Over the past few weeks, we’ve been researching whale watching cruises in Alaska, and we’ve been able to find plenty of nature and wildlife boating tours that involve whale watching in one way or another. However, we noticed that none of these cruises take place in the Bering Sea or further north, which led to our present concern: can you take a whale watching cruise in the Bering Sea, or really anywhere that isn’t southeast or south central Alaska? Are there whale watching cruises in the Bering Sea that sail from places like Dutch Harbor, Dillingham, Nome, and Saint Lawrence Island, to name of a few of the potential departure points?
We looked into these locations and more, going as far north as Barrow – the northernmost city in the United States – but were unable to turn up anything like a whale watching cruise, or a cruise that specifically focuses on sailing tourists around to look for whales. This is a bit surprising, as there are certainly whales in the Bering Sea, and in increasing numbers whales have been swimming further north, through the Bering Strait and up into the Chukchi Sea. Normally, these waters have been more or less the exclusive territory of arctic whale species, like beluga and bowhead whales, but as water temperatures warm, subarctic whale species like humpback, fin and killer whales have been able to move further north for summer feeding. These subarctic whales, especially humpback and killer whales, are the focus of basically all whale watching cruises in Alaska, and thus there seemingly could be whale watching cruises outside of the Gulf of Alaska, where the cruises all seem to be concentrated.

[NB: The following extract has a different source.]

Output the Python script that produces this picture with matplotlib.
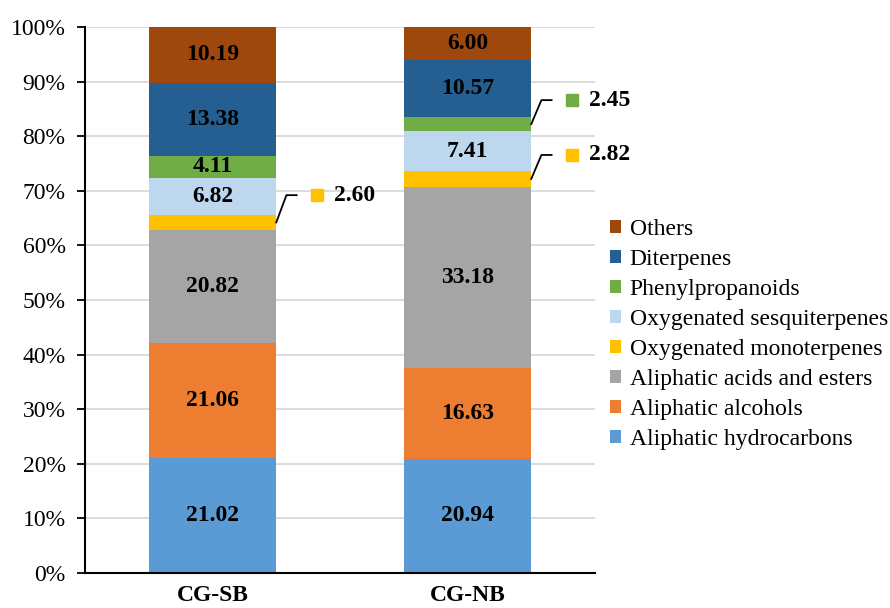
import matplotlib.pyplot as plt
import numpy as np

plt.rcParams['font.family'] = ['Liberation Serif', 'DejaVu Serif']

samples = ['CG-SB', 'CG-NB']
classes = ['Aliphatic hydrocarbons', 'Aliphatic alcohols', 'Aliphatic acids and esters',
           'Oxygenated monoterpenes', 'Oxygenated sesquiterpenes', 'Phenylpropanoids',
           'Diterpenes', 'Others']
sb_values = [21.02, 21.06, 20.82, 2.60, 6.82, 4.11, 13.38, 10.19]
nb_values = [20.94, 16.63, 33.18, 2.82, 7.41, 2.45, 10.57, 6.00]
colors = ['#5B9BD5', '#ED7D31', '#A5A5A5', '#FFC000', '#BDD7EE', '#70AD47', '#255E91', '#9E480E']
# segments whose labels sit outside the bar, as (sample index, class index)
callouts = [(0, 3), (1, 3), (1, 5)]

data = np.array([sb_values, nb_values])
x = np.arange(len(samples))
w = 0.5

fig = plt.figure(figsize=(8.9, 6.08), dpi=100)
ax = fig.add_axes([0.0955, 0.0576, 0.573, 0.898])

bottom = np.zeros(len(samples))
for j, name in enumerate(classes):
    vals = data[:, j]
    ax.bar(x, vals, w, bottom=bottom, color=colors[j], label=name, zorder=2)
    for i in range(len(samples)):
        if (i, j) in callouts:
            continue
        ax.text(x[i], bottom[i] + vals[i] / 2, f'{vals[i]:.2f}', ha='center', va='center',
                fontsize=17, fontweight='bold', color='black', zorder=3)
    bottom += vals

cum = np.cumsum(data, axis=1)
for i, j in callouts:
    v = data[i, j]
    mid = cum[i, j] - v / 2
    x0 = x[i] + w / 2
    dy = 5.0 if i == 0 else 4.4
    ax.plot([x0, x0 + 0.04, x0 + 0.08], [mid, mid + dy, mid + dy], color='black', lw=1.3,
            clip_on=False, zorder=3)
    ax.plot([x0 + 0.16], [mid + dy], marker='s', ms=9, color=colors[j], clip_on=False,
            zorder=3)
    ax.text(x0 + 0.225, mid + dy, f'{v:.2f}', ha='left', va='center', fontsize=17,
            fontweight='bold', color='black')

ax.set_xlim(-0.5, 1.5)
ax.set_ylim(0, 100)
ax.set_yticks(np.arange(0, 101, 10))
ax.set_yticklabels([f'{t}%' for t in range(0, 101, 10)], fontsize=17)
ax.set_xticks(x)
ax.set_xticklabels(samples, fontsize=17, fontweight='bold')
ax.tick_params(axis='x', length=0, pad=9)
ax.tick_params(axis='y', length=6, width=1.3, direction='out', pad=8)
ax.yaxis.grid(True, color='#D9D9D9', lw=1.3, zorder=0)
ax.set_axisbelow(True)
for s in ['top', 'right']:
    ax.spines[s].set_visible(False)
for s in ['left', 'bottom']:
    ax.spines[s].set_linewidth(1.5)

handles, labels = ax.get_legend_handles_labels()
fig.legend(handles[::-1], labels[::-1], loc='center left', bbox_to_anchor=(0.685, 0.45),
           frameon=False, fontsize=17, handlelength=0.5, handleheight=0.5,
           handletextpad=0.35, labelspacing=0.38, borderpad=0, borderaxespad=0)

fig.savefig('out.png', dpi=100)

We suspect the dearth of whale watching cruises outside of southeast and south central Alaska is simply a function of the relative lack of people and tourism activity (or at least sea-based tourism activity) as you move further north in Alaska. The population density is certainly higher along the Gulf of Alaska, where there are several decent-sized towns with lots of nature and wildlife tour companies. The weather also isn’t as harsh in this region of Alaska, making things like whale watching cruises possible for a greater portion of the year. A lot of fishing takes place in the Bering Sea – Dutch Harbor is the nation’s top fishing port, for example – and this draws in tourists for sport fishing expeditions, but evidently this hasn’t given rise to other services for tourists, like whale watching cruises.
As we conclude, we should note that it is almost certainly possible to whale watch on a ship in the Bering Sea – you could charter a ship for this purpose, or spot whales on a fishing trip – but there don’t appear to be any companies that focus on whale watching cruises specifically. There are plenty such whale watching cruises in Alaska, but they aren’t in the Bering Sea or further north.